In the essay Situated Knowledges [now a largely-accepted poststructuralist theory--at least in humanist and in critical social science circles], Haraway unpacks notions of “scientific objectivity...as an external, disembodied point of view” that promises to provide an absolute point of view on a specific issue. She argues that past definition of “objectivity” privilege “unmarked Bodies”—usually white men and members of the elite—whilst “marked bodies” are those belonging to the marginalized, those whose ideas can never be dissociated from who they are. Thus, for Haraway, objectivity, as an absolute point of view, as providing a specific answer, is only a privilege to rich white men in countries where colonial, capitalistic, and militarist thinking prevails.
As an alternative to objectivity, Haraway proposes “situated knowledge,” which she defines as knowledge placed in context (in economic, social, cultural, anthropological, place-based, etc).

Point of view in situated knowledge is more limited than the purported “disembodied” objectivity (looking down at the problem from above). However, Haraway would argue that this makes the knowledge richer, taking into account various pieces of information and practice that constitute awareness and knowledge from that point of view. Scaling this up, she argues is possible as human beings with limited points of view acknowledge--and honor--that situatedness but share their deep knowledge of specific context with other people, thus growing and allowing ideas to become larger and more comprehensive from the dispersed and disparate parts.

In recent years Haraway has distanced herself from the term “posthuman” because she sees at is partially coopted by conservatives who see post-humanism as part of human mastery over nature (e.g. using machines to advance human control over nature and fuel capitalistic gain). And in her more recent work she has explored human relationships with animals, challenging the dichotomy between the two and arguing that humans’ treatment of “animals” as somehow lesser than humans--and our subsequent treatment of some human as closer to animals, especially in relationship to questions of biocapitalism--justifies stripping these groups of political life.

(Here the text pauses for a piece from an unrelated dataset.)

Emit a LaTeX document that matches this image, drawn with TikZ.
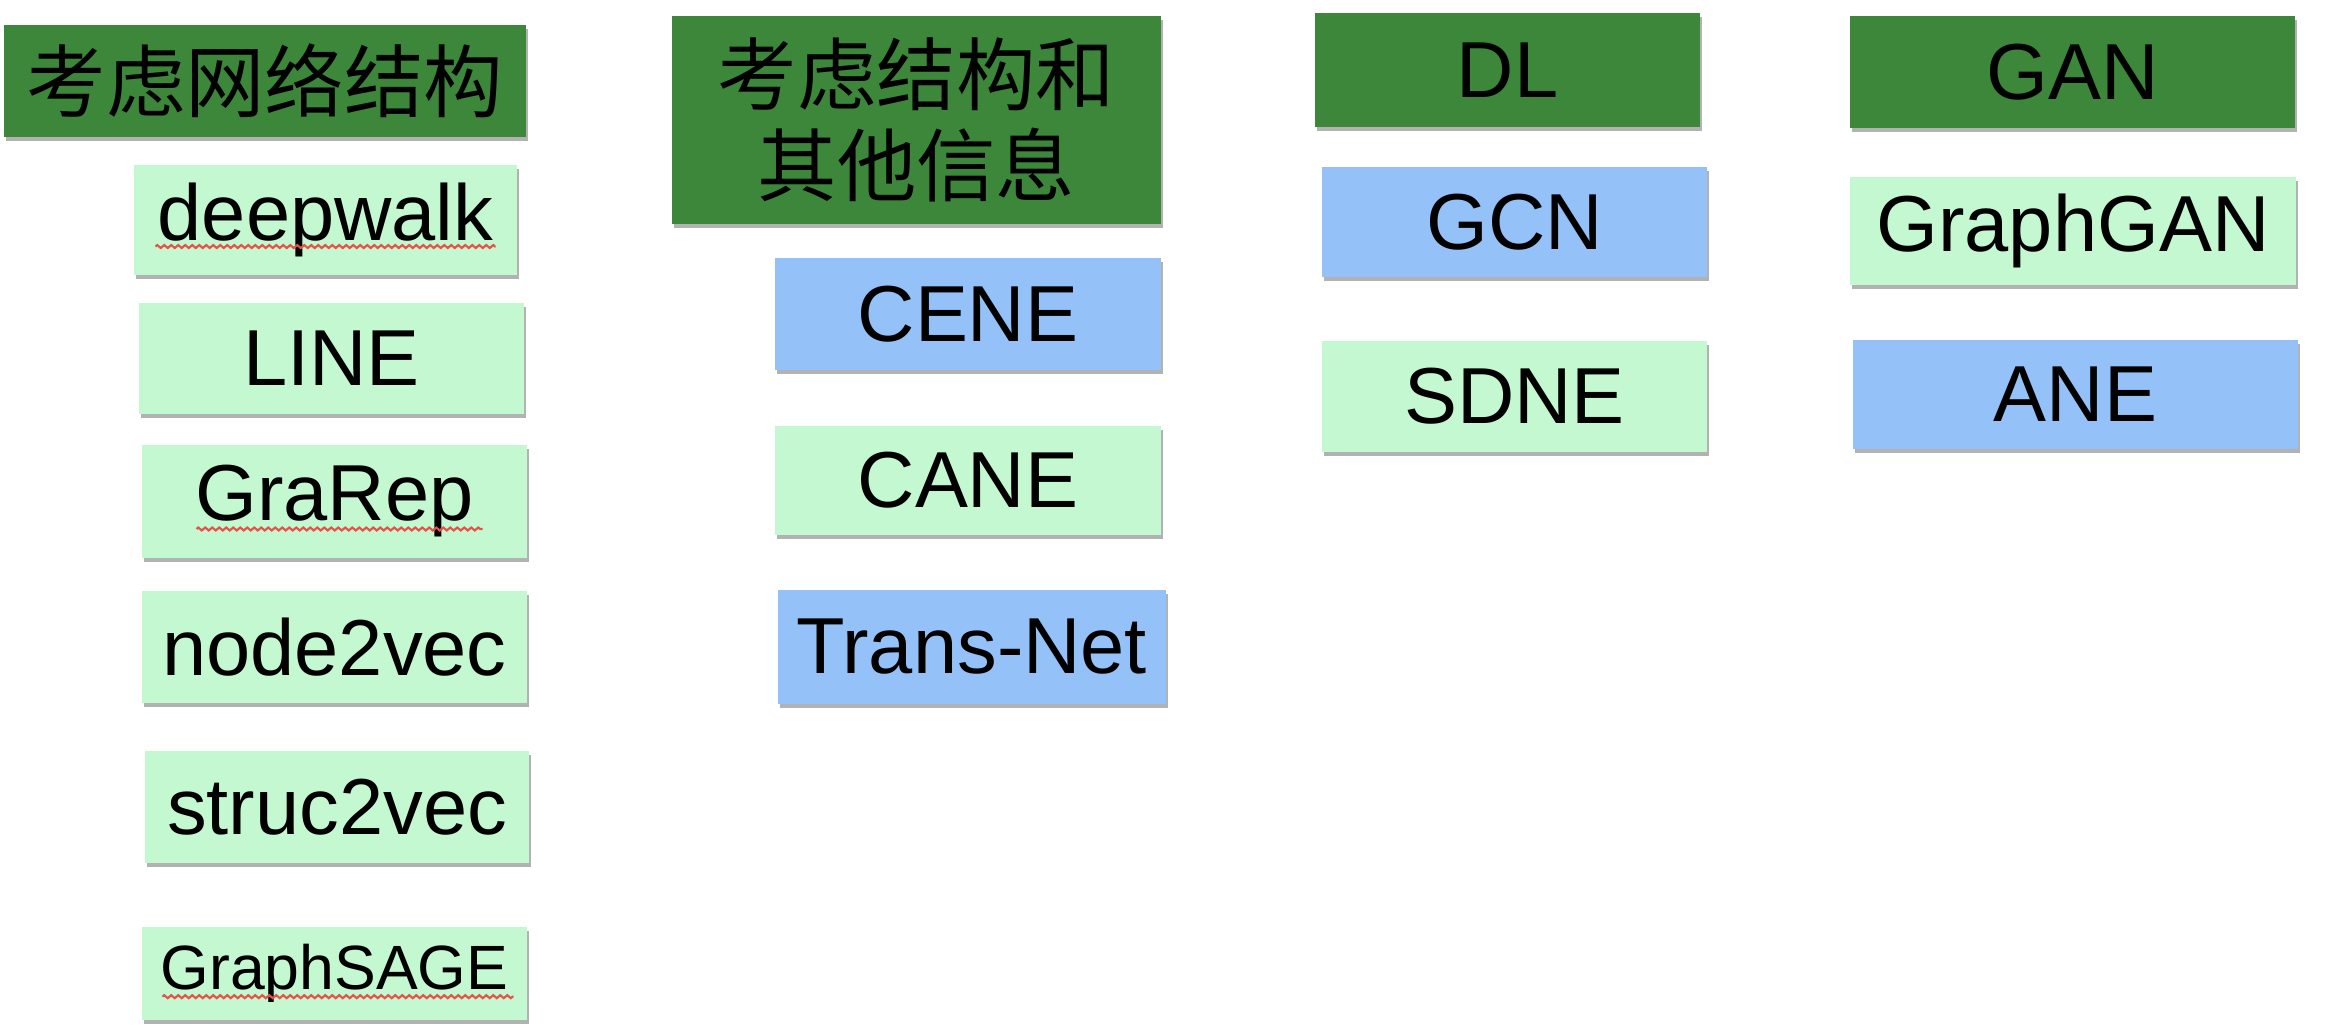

Because much of modern humanist thought is grounded in dichotomies, Haraway also has to reject or challenge much that is bound up within them and thus she spends some time conceptualizing a new ethical framing. Pieces of this could be relevant for a next system model; however, there are a few possible tensions. For instance, Haraway is critical of “rights frameworks,” suggesting that they create spaces in which the voices of the marginalized are displaced by activists. This line of argument began in her 1992 essay “The Promises of Monsters,” but also exists in her more recent work about the rights of animals (see “Species Matters”) As she writes, “Advocacy is an act, a very particular kind of act. An advocate pleads the cause of another,” arguing that this is a paternalistic relationship that we should reject and avoid.

Critics of her politics suggest that her work “runs the risk of stultifying potential for political action.” Since, her critique of representation might foreclose on activism and advocacy that challenges exploitation. Haraway may agree that in activist praxis this problem of representation has been resolved through direct democracy and decentralized decision-making.